Muito tempo depois das andanças de charrete, no meio de umas férias, a família foi a Porto Alegre para os quinze anos de minha prima que, àquela altura, já tinha se mudado mais uma vez por causa de meu padrinho. Era 1979 e quando retornamos à cidade, o impacto visual que tivemos, dias depois da inundação, após chuvas de verão, foi impressionante. Quando chegamos, as ruas já estavam lavadas, o comércio funcionava normalmente, o carnaval estava confirmado, mas a imagem do fusca laranja acorrentado ao poste na Avenida Comte. Bittencourt, perto do Paissandu, ficou marcada para sempre.
Isso foi há 32 anos e ano sim, outro também, vivemos chuvas, inundações e desabamentos de menor ou maior grau. Entre 2003 e 2008, os verões vividos em Friburgo deixaram chuvas, incômodos e alguns estragos. Em 2007, no dia 10 de janeiro, saí de carro e máquina na mão, fotografando a destruição das chuvas de dois dias antes. Revi essas fotos hoje, dia 13 de janeiro de 2011, dois dias depois de uma tsunami pluvial ter arrasado a cidade de minha vida inteira.

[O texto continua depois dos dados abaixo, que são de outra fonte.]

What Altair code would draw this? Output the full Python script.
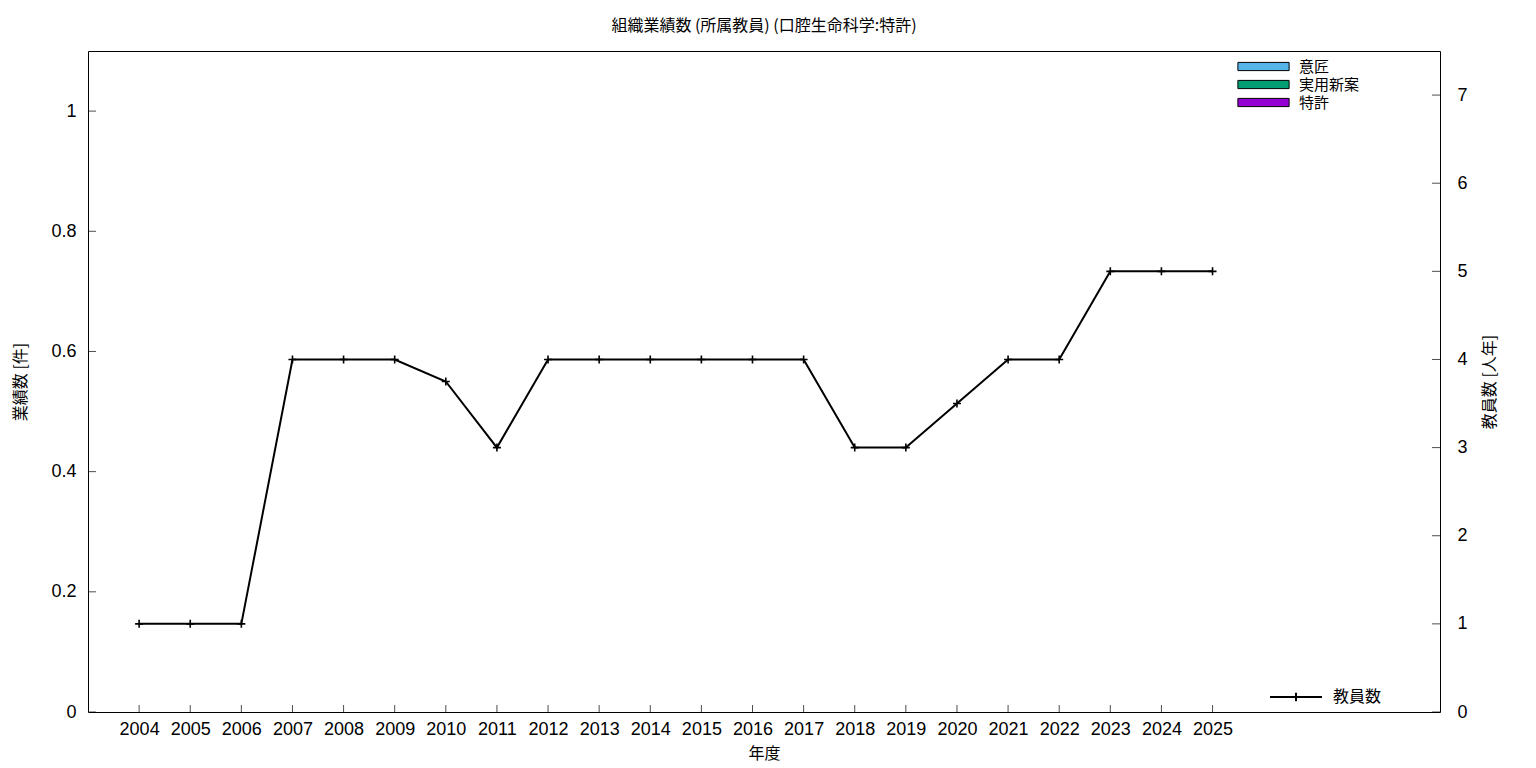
import altair as alt
import pandas as pd

# ---- data ----
years = [2004, 2005, 2006, 2007, 2008, 2009, 2010, 2011, 2012, 2013, 2014,
         2015, 2016, 2017, 2018, 2019, 2020, 2021, 2022, 2023, 2024, 2025]
teachers = [1, 1, 1, 4, 4, 4, 3.75, 3, 4, 4, 4,
            4, 4, 4, 3, 3, 3.5, 4, 4, 5, 5, 5]
design = [0, 0, 0, 0, 0, 0, 0, 0, 0, 0, 0, 0, 0, 0, 0, 0, 0, 0, 0, 0, 0, 0]
utility = [0, 0, 0, 0, 0, 0, 0, 0, 0, 0, 0, 0, 0, 0, 0, 0, 0, 0, 0, 0, 0, 0]
patent = [0, 0, 0, 0, 0, 0, 0, 0, 0, 0, 0, 0, 0, 0, 0, 0, 0, 0, 0, 0, 0, 0]
bar_types = ["意匠", "実用新案", "特許"]
bar_colors = ["#56B4E9", "#009E73", "#9400D3"]
left_ticks = [0, 0.2, 0.4, 0.6, 0.8, 1.0]
right_ticks = [0, 1, 2, 3, 4, 5, 6, 7]
line_name = "教員数"
title_text = "組織業績数 (所属教員) (口腔生命科学:特許)"

CJK = "Noto Sans CJK JP"
NUM = "Liberation Sans"

bars_df = pd.DataFrame({
    "year": years * 3,
    "type": [bar_types[0]] * len(years) + [bar_types[1]] * len(years) + [bar_types[2]] * len(years),
    "count": design + utility + patent,
})
line_df = pd.DataFrame({"year": years, "teachers": teachers, "series": [line_name] * len(years)})
xt_df = pd.DataFrame({"year": years})
lt_df = pd.DataFrame({"count": left_ticks})
rt_df = pd.DataFrame({"teachers": right_ticks})

x_scale = alt.Scale(domain=[2003, 2029.45], nice=False, zero=False, padding=0)
x_axis = alt.Axis(values=years, format="d", title="年度", labelPadding=8, titlePadding=7)
x_enc = alt.X("year:Q", scale=x_scale, axis=x_axis)

left_scale = alt.Scale(domain=[0, 1.1], nice=False, padding=0)
left_axis = alt.Axis(orient="left", values=left_ticks, format="~g", title="業績数 [件]",
                     labelPadding=12, titlePadding=22)
right_scale = alt.Scale(domain=[0, 7.5], nice=False, padding=0)
right_axis = alt.Axis(orient="right", values=right_ticks, format="d", title="教員数 [人年]",
                      labelPadding=17, titlePadding=30, titleAngle=270)

bars = alt.Chart(bars_df).mark_bar(size=20).encode(
    x=x_enc,
    y=alt.Y("count:Q", scale=left_scale, axis=left_axis, stack=True),
    fill=alt.Fill("type:N", scale=alt.Scale(domain=bar_types, range=bar_colors),
                  legend=alt.Legend(title=None, orient="none", legendX=1168, legendY=8,
                                    direction="vertical",
                                    symbolType="M-4,-0.64H4V0.64H-4Z", symbolSize=164,
                                    symbolStrokeColor="black", symbolStrokeWidth=1,
                                    symbolOpacity=1, labelFont=CJK, labelFontSize=15,
                                    labelColor="black", labelOffset=28, padding=0,
                                    rowPadding=2)),
)

xticks = alt.Chart(xt_df).mark_tick(orient="vertical", size=14, thickness=1,
                                    color="black", clip=True).encode(
    x=x_enc,
    y=alt.datum(0),
)
lticks = alt.Chart(lt_df).mark_tick(orient="horizontal", size=16, thickness=1,
                                    color="black", clip=True).encode(
    x=alt.datum(2003),
    y=alt.Y("count:Q", scale=left_scale, axis=left_axis),
)
left_layer = alt.layer(bars, xticks, lticks)

line = alt.Chart(line_df).mark_line(strokeWidth=2).encode(
    x=x_enc,
    y=alt.Y("teachers:Q", scale=right_scale, axis=right_axis),
    stroke=alt.Stroke("series:N", scale=alt.Scale(domain=[line_name], range=["black"]),
                      legend=alt.Legend(title=None, orient="none", legendX=1200, legendY=638,
                                        symbolType="M-4,0H4M0,-0.64V0.64", symbolSize=169,
                                        symbolStrokeWidth=2, labelFont=CJK, labelFontSize=16,
                                        labelColor="black", labelOffset=29, padding=0)),
)
points = alt.Chart(line_df).mark_point(shape="M-1,0H1M0,-1V1", size=64, filled=False,
                                       strokeWidth=1.6, color="black", opacity=1).encode(
    x=x_enc,
    y=alt.Y("teachers:Q", scale=right_scale, axis=right_axis),
)
rticks = alt.Chart(rt_df).mark_tick(orient="horizontal", size=16, thickness=1,
                                    color="black", clip=True).encode(
    x=alt.datum(2029.45),
    y=alt.Y("teachers:Q", scale=right_scale, axis=right_axis),
)
right_layer = alt.layer(line, points, rticks)

chart = alt.layer(left_layer, right_layer).resolve_scale(
    y="independent", fill="independent", stroke="independent"
).properties(
    width=1352, height=661,
    background="white",
    autosize=alt.AutoSizeParams(type="none"),
    padding={"left": 80, "top": 43, "right": 80, "bottom": 50},
    title=alt.Title(title_text, font=CJK, fontSize=16, fontWeight="normal", color="black",
                    anchor="middle", offset=17),
).configure_view(
    stroke="black", strokeWidth=1
).configure_axis(
    domain=False, ticks=False, grid=False,
    labelFont=NUM, labelFontSize=18, labelColor="black",
    titleFont=CJK, titleFontSize=16, titleFontWeight="normal", titleColor="black",
)

chart.save("out.html", embed_options={"renderer": "svg", "actions": False})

Essas chuvas começaram na noite de terça-feira e desde ontem as poucas notícias que leio, ouço e vejo sobre Friburgo são escritas nos pretéritos perfeito e imperfeito, o que me causa uma incômoda estranheza. A cidade está lá, debaixo de lama e detritos, mas está lá. É tempo presente. Ontem consegui falar ao telefone (fixo, os celulares estão fora do ar) e saber algumas notícias, hoje não mais: só ouço aquele tum-tum-tum indefinido de telefone inexistente. A cidade está sem luz, sem água, sem telefones, sem internet, o comércio está fechado, imagino que minha sobrinha não tenha tido aula novamente, mas não consigo falar com ela. A TV não mostra, nem menciona os arredores do centro de Friburgo, o que só aumenta a aflição. Os jornalistas sabem que existe algo além da Praça Getúlio Vargas e do teleférico no Suspiro, se não mencionam é porque nada aconteceu, ou não conseguem chegar lá? Sumidouro entrou na soma dos mortos. E Bom Jardim, Lumiar, São Pedro, Macaé de Cima, Duas Barras? Conselheiro Paulino, Braunes, Cônego, Amparo? Como estão essas localidades e bairros?

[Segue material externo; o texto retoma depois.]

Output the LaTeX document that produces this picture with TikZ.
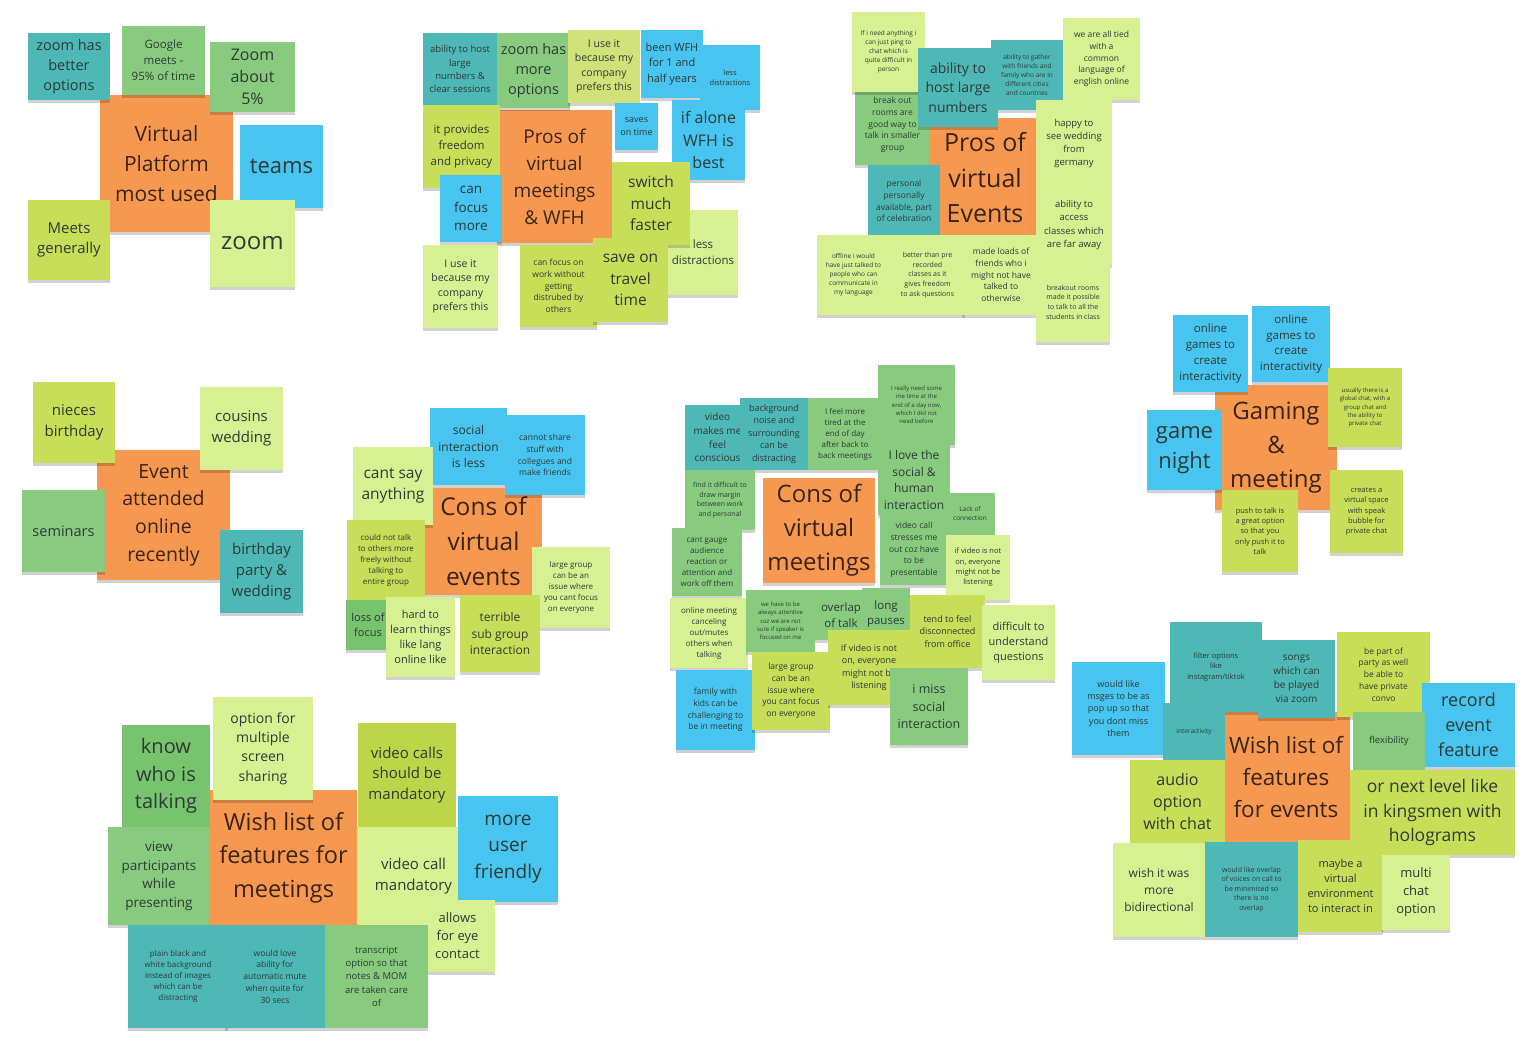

No momento em que escrevo, estão ao vivo, na TV, o governador do estado e a presidente do país. Relatam o que já foi relatado, prometem o que já foi prometido, citam prefeitos antigos negligentes, chamam-nos de populistas (?!), discordam de percentuais de repasses de verba em listas de ONGs que acompanham os gastos públicos e comprometem-se com a prevenção unida à reconstrução.
Quem acredita?
Bom… Após nove horas tentando, consegui falar com um número fixo de telefone. Minha sobrinha continua bem, a família em choque, mas com saúde e unida. Acompanharemos os próximos dias e, apesar de já ter vivido muito nesse país, uma parte de mim ainda precisa ter esperança de que algo mudará.

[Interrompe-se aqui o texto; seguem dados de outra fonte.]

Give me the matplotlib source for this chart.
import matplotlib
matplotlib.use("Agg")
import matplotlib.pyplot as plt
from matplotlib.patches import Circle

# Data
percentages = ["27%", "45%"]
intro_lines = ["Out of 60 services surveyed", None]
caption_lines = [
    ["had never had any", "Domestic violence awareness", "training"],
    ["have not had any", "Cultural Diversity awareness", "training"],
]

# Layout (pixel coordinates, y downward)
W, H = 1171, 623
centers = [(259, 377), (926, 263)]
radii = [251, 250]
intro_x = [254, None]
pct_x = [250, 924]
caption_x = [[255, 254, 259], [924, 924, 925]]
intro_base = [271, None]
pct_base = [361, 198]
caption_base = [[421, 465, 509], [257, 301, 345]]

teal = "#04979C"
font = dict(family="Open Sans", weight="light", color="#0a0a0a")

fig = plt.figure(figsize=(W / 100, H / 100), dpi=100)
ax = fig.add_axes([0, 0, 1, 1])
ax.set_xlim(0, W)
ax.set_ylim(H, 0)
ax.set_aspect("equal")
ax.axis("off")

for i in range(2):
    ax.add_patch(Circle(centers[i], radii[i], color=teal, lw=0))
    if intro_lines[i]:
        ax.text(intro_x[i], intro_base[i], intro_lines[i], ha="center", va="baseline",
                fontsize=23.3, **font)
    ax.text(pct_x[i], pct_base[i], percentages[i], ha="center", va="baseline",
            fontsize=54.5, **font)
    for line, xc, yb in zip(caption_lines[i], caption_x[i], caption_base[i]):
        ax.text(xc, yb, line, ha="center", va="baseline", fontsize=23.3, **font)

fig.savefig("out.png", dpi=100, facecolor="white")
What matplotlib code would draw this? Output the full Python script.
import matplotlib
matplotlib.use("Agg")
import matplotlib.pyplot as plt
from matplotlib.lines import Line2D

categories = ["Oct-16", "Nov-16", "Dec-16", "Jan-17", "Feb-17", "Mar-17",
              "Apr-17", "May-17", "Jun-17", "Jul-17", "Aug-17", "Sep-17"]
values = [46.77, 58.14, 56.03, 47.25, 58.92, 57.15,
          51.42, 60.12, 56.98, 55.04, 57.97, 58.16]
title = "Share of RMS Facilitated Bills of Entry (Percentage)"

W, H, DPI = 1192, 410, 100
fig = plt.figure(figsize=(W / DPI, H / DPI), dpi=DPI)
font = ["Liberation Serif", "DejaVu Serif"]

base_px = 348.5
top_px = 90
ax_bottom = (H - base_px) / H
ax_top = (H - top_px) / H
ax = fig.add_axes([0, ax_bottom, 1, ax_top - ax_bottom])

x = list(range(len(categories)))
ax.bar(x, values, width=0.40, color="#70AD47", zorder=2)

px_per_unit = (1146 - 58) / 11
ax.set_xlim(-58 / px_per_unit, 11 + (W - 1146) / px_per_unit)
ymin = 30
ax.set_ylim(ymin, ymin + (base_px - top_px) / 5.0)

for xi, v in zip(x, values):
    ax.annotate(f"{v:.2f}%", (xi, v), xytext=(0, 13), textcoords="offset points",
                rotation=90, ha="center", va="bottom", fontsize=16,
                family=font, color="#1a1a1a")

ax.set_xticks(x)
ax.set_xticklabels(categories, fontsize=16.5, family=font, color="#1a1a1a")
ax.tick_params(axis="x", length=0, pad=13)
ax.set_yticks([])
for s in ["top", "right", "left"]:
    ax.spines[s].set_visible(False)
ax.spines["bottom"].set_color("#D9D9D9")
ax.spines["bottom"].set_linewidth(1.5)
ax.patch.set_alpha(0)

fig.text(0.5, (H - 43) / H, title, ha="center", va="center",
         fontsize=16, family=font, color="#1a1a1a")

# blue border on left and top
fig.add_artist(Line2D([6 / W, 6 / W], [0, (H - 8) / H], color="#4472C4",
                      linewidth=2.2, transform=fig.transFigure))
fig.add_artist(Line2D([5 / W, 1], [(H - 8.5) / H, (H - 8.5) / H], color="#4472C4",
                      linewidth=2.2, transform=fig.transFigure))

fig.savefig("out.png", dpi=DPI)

Sua Nova Friburgo devia ser encantadora. Nunca fui, mas imaginei até a viagem com as estrelas, com a persiana pra fora da janela, a serraçao úmida e ao amanhecer, e o fusca!
A minha Friburgo será sempre encantadora, Paulo. Meus sonhos lá repousam. bjs
Friburgo também fez parte da minha infância. Infância interrompida pela catástrofe de 1979. A que levou nossa casa de férias e deixou meu pai apenas na memória. Infância tão maravilhosa que sempre retornei a Friburgo e nunca deixei de passar pelo local da casa. Infância tão mágica naquele lugar que o acidente, apesar de ter sido considerado uma catástrofe, especialmente para minha família, foi para mim apenas uma calamidade da natureza. Meu pai se foi mas me deixou uma vastidão de momentos mágicos da infância. Eu adoro Friburgo e fico muito triste com o que aconteceu recentemente à cidade e à população. Dessa vez alguns parentes que lá vivem, se salvaram, mas estamos de luto juntamente com os que ficaram.
Obrigada por me ouvir,
Erika, os “momentos mágicos da infância”, como vc escreve, são mesmo mágicos e esses não serão nunca varridos de nossa memória. Fico feliz em saber que, desta vez, todos estão bem. Pensemos em como cobrar para que esta tenha sido a última vez em que assistimos tragédias como essas, que acontecem há muitos anos, e que ceifam vidas dos mais queridos.
Fico feliz de saber que, apesar da tragédia, você está bem.
Parabéns pelo site. Você sempre escreveu muito bem.